SOURCE DATA:
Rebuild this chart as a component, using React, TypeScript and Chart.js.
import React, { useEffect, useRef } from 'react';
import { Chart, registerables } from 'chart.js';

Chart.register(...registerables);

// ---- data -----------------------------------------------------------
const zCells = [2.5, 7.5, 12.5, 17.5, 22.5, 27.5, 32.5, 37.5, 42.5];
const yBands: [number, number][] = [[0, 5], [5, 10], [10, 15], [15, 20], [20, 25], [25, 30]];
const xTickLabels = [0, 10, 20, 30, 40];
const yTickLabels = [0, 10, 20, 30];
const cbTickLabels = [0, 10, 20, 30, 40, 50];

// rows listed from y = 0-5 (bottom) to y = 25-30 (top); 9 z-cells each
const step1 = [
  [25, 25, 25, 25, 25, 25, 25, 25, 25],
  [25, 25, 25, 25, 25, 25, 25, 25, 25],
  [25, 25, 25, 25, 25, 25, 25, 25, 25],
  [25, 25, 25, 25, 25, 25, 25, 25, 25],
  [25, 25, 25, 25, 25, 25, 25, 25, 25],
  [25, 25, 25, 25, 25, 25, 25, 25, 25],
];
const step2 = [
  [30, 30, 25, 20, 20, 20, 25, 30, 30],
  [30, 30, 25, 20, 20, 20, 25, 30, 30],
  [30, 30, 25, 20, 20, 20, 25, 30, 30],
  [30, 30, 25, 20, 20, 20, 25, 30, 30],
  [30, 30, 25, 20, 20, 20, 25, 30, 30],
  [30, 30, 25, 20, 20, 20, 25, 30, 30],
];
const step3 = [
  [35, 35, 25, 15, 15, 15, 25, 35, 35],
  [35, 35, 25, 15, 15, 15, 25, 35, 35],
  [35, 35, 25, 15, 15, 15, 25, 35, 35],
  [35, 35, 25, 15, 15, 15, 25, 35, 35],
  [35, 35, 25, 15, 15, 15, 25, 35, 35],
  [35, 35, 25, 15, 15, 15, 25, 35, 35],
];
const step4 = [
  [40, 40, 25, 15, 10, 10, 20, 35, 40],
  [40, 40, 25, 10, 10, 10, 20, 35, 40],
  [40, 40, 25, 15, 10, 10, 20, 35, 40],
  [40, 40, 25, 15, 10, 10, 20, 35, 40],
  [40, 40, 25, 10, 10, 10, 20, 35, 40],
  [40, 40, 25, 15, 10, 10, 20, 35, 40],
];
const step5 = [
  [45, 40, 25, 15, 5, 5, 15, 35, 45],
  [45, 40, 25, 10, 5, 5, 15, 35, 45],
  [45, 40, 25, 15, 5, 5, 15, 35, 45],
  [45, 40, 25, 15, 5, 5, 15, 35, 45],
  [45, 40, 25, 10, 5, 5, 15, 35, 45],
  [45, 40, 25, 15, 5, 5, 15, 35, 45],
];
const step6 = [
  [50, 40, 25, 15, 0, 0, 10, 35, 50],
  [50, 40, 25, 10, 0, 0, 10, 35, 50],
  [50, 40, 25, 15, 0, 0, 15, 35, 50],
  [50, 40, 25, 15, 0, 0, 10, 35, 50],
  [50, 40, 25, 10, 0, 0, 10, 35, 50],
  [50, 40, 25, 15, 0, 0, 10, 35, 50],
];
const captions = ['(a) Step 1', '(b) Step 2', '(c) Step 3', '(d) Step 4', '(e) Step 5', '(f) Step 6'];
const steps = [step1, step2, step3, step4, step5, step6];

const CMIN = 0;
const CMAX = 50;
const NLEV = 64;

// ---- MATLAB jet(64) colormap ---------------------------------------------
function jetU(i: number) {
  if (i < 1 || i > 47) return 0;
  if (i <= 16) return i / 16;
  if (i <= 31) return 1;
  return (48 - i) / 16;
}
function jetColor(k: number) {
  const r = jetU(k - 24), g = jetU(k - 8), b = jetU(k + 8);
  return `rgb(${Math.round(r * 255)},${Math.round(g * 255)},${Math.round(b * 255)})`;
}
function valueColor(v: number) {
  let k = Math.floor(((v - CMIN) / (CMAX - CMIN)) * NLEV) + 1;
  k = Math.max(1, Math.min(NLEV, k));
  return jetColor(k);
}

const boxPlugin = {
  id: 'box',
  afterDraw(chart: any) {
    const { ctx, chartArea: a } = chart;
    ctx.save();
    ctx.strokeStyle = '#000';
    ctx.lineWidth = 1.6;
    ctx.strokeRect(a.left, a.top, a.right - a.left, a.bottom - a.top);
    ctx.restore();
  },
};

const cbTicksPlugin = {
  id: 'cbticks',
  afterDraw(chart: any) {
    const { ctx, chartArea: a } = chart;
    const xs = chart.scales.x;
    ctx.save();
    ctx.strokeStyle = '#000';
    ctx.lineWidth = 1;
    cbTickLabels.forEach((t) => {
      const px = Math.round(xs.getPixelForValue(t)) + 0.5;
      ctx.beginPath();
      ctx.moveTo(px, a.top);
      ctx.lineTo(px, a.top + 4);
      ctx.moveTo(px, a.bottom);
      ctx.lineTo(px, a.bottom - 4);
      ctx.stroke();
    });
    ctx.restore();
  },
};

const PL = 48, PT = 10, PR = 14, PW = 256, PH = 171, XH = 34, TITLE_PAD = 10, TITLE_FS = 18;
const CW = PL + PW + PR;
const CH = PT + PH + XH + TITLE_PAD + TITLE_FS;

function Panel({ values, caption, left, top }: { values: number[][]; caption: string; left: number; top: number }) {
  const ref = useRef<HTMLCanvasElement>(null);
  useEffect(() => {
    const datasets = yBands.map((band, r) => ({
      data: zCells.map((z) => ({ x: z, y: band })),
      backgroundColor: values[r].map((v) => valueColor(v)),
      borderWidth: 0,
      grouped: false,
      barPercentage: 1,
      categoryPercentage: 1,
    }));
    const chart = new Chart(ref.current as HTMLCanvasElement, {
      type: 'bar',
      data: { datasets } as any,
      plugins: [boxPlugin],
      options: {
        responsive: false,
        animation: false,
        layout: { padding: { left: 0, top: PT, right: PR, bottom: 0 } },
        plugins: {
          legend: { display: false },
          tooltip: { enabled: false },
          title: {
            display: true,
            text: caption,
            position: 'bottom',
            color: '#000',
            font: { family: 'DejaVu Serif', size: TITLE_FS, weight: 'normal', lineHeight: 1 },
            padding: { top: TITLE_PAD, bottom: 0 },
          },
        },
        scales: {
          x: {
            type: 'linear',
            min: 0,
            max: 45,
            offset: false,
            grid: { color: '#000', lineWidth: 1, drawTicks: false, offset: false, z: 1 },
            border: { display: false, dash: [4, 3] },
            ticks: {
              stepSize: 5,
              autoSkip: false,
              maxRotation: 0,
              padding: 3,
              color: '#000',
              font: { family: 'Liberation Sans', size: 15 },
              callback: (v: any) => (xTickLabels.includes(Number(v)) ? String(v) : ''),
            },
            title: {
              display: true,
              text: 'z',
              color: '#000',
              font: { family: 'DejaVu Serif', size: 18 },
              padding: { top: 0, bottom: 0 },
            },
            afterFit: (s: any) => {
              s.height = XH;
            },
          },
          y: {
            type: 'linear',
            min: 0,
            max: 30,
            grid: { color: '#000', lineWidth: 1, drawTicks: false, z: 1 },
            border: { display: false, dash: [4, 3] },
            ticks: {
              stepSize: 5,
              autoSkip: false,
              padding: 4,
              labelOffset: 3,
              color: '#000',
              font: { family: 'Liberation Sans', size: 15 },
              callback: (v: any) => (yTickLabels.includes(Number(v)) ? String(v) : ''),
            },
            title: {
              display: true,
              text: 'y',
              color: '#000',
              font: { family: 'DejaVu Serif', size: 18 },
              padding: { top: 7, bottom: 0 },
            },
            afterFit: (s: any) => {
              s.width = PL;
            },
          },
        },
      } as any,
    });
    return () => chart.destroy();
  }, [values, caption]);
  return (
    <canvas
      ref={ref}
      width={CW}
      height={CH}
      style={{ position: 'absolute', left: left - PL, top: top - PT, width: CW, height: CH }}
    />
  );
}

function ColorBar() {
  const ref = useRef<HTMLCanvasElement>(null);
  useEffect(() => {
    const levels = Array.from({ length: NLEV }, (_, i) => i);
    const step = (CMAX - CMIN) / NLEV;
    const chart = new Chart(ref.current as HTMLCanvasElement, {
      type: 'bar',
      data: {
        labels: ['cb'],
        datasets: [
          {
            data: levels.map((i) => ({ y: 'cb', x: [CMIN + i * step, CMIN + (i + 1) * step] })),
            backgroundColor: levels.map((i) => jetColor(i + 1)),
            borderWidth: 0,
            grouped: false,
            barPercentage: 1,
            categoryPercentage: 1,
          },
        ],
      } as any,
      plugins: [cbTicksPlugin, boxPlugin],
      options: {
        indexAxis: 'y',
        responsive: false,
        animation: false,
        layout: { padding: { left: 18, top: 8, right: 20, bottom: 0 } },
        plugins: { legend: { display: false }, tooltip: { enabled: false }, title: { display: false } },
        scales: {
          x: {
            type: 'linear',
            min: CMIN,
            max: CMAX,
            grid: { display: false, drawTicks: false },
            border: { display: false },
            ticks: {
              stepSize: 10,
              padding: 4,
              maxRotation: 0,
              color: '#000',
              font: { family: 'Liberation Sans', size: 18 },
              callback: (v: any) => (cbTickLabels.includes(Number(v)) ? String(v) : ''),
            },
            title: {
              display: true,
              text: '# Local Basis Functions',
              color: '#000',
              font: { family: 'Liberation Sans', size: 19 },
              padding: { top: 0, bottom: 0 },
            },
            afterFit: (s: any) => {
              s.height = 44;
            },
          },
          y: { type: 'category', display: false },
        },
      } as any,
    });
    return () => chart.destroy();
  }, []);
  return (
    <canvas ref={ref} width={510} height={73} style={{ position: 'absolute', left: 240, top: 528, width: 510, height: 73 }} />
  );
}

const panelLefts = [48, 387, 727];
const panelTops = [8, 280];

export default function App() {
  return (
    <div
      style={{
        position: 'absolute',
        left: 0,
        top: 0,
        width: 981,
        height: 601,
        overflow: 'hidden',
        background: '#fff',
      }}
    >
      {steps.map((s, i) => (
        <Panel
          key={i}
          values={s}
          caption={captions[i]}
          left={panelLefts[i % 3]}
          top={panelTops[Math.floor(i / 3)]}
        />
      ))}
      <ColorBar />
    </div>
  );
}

EXERCISE: Beginning at the top of the data, please return every line until and including the line containing "Chart.register(...registerables);", copied exactly, and nothing past it.

RESULT OF THIS TASK:
Rebuild this chart as a component, using React, TypeScript and Chart.js.
import React, { useEffect, useRef } from 'react';
import { Chart, registerables } from 'chart.js';

Chart.register(...registerables);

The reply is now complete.